Aran knitting is an Irish tradition that may soon be lost if the next generation doesn't learn how to make them. I suspect the reason why she is passive-aggressively not knitting me another - no matter how much I beg her to do it - is her way of encouraging me to learn how to knit. Last year, I signed up with my daughter to learn Aran knitting from a woman who is a member of the Ladies auxiliary of the Allentown Hibernians. Her name is Kathy. She fell in love with Lady B; who has some pretty good finger dexterity and ability to make even stitches. I, on the other hand, was a hopeless case. I kept losing stitches every time I had to answer a text or a tweet on my mobile devices. I know there's places in the Lehigh Valley where I can learn - I just have to make the time to do it.

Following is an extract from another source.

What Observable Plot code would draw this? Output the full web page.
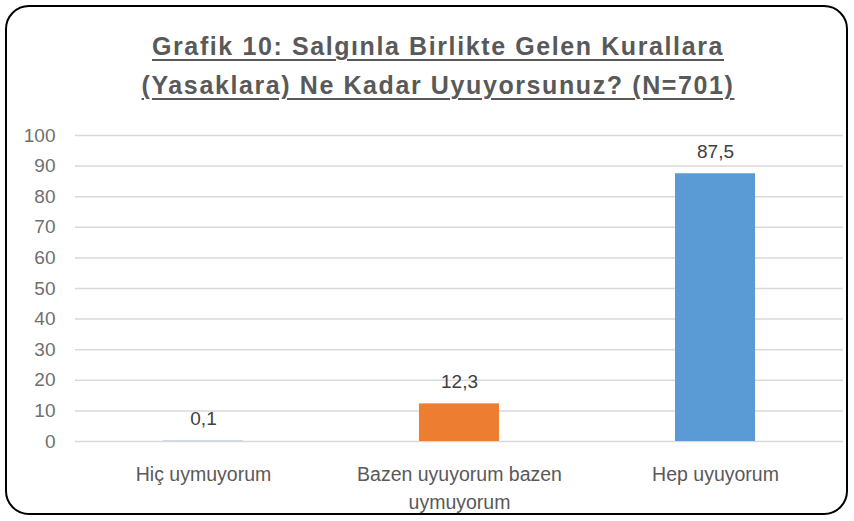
<!DOCTYPE html>
<html>
<head>
<meta charset="utf-8">
<script src="https://cdn.jsdelivr.net/npm/d3@7"></script>
<script src="https://cdn.jsdelivr.net/npm/@observablehq/plot@0.6"></script>
<style>
  body { margin: 0; background: #fff; }
  #wrap { position: relative; width: 854px; height: 521px; overflow: hidden; font-family: "Liberation Sans", Arial, sans-serif; }
  #frame { position: absolute; left: 5px; top: 5px; width: 843px; height: 510px; border: 2px solid #000; border-radius: 24px; box-sizing: border-box; pointer-events: none; }
  .t { position: absolute; left: 0; width: 876px; text-align: center; font-weight: bold; font-size: 25px; letter-spacing: 1.6px; color: #595959; text-decoration: underline; text-underline-offset: 4px; text-decoration-thickness: 2px; white-space: nowrap; }
  #chart { position: absolute; left: 0; top: 110px; }
</style>
</head>
<body>
<div id="wrap">
  <div class="t" id="t1" style="top:32px">Grafik 10: Salgınla Birlikte Gelen Kurallara</div>
  <div class="t" id="t2" style="top:71px">(Yasaklara) Ne Kadar Uyuyorsunuz? (N=701)</div>
  <div id="chart"></div>
  <div id="frame"></div>
</div>
<script>
const categories = ["Hiç uymuyorum", "Bazen uyuyorum bazen uymuyorum", "Hep uyuyorum"];
const categoryLabels = ["Hiç uymuyorum", "Bazen uyuyorum bazen\nuymuyorum", "Hep uyuyorum"];
const values = [0.1, 12.3, 87.5];
const colors = ["#5b9bd5", "#ed7d31", "#5b9bd5"];
const yTicks = [0, 10, 20, 30, 40, 50, 60, 70, 80, 90, 100];

const data = categories.map((c, i) => ({category: c, value: values[i], color: colors[i]}));
const labelOf = new Map(categories.map((c, i) => [c, categoryLabels[i]]));
const fmt = d => d.toFixed(1).replace(".", ",");

const chart = Plot.plot({
  width: 854,
  height: 411,
  marginTop: 25,
  marginBottom: 80,
  marginLeft: 75,
  marginRight: 11,
  style: {fontFamily: "'Liberation Sans', Arial, sans-serif", fontSize: "18px", color: "#595959", background: "transparent", overflow: "visible"},
  x: {domain: categories, paddingInner: 0.6875, paddingOuter: 0.34375},
  y: {domain: [0, 100]},
  marks: [
    Plot.ruleY(yTicks, {stroke: "#d9d9d9", strokeWidth: 1.5}),
    Plot.barY(data, {x: "category", y: "value", fill: "color"}),
    Plot.text(data, {x: "category", y: "value", text: d => fmt(d.value), dy: -22, fill: "#404040", fontSize: 19}),
    Plot.axisY(yTicks, {tickSize: 0, tickPadding: 20, label: null, fill: "#6f6f6f", fontSize: 19}),
    Plot.axisX({tickSize: 0, tickPadding: 19, label: null, tickFormat: d => labelOf.get(d), lineHeight: 1.45, fill: "#595959", fontSize: 19.5})
  ]
});
document.getElementById("chart").appendChild(chart);
</script>
</body>
</html>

Until then, I will wear this sweater over a few layers tomorrow for the Bethlehem parade. It looks to be a chilly day. I'll wear my Aran knit sweater to balance the kilt - which no self-respecting Irish person should wear. But when you're a board member for the Celtic Cultural Alliance; you wear the costume.

If you see the dirty spots, know they came from years of studying, practicing, reed making, vacuuming, dusting, baking, cooking, feedings, diaper changes, sick day cuddles and lots of family movie nights.

I wear this one-of-a-kind sweater with the greatest admiration and affection for the woman who made it.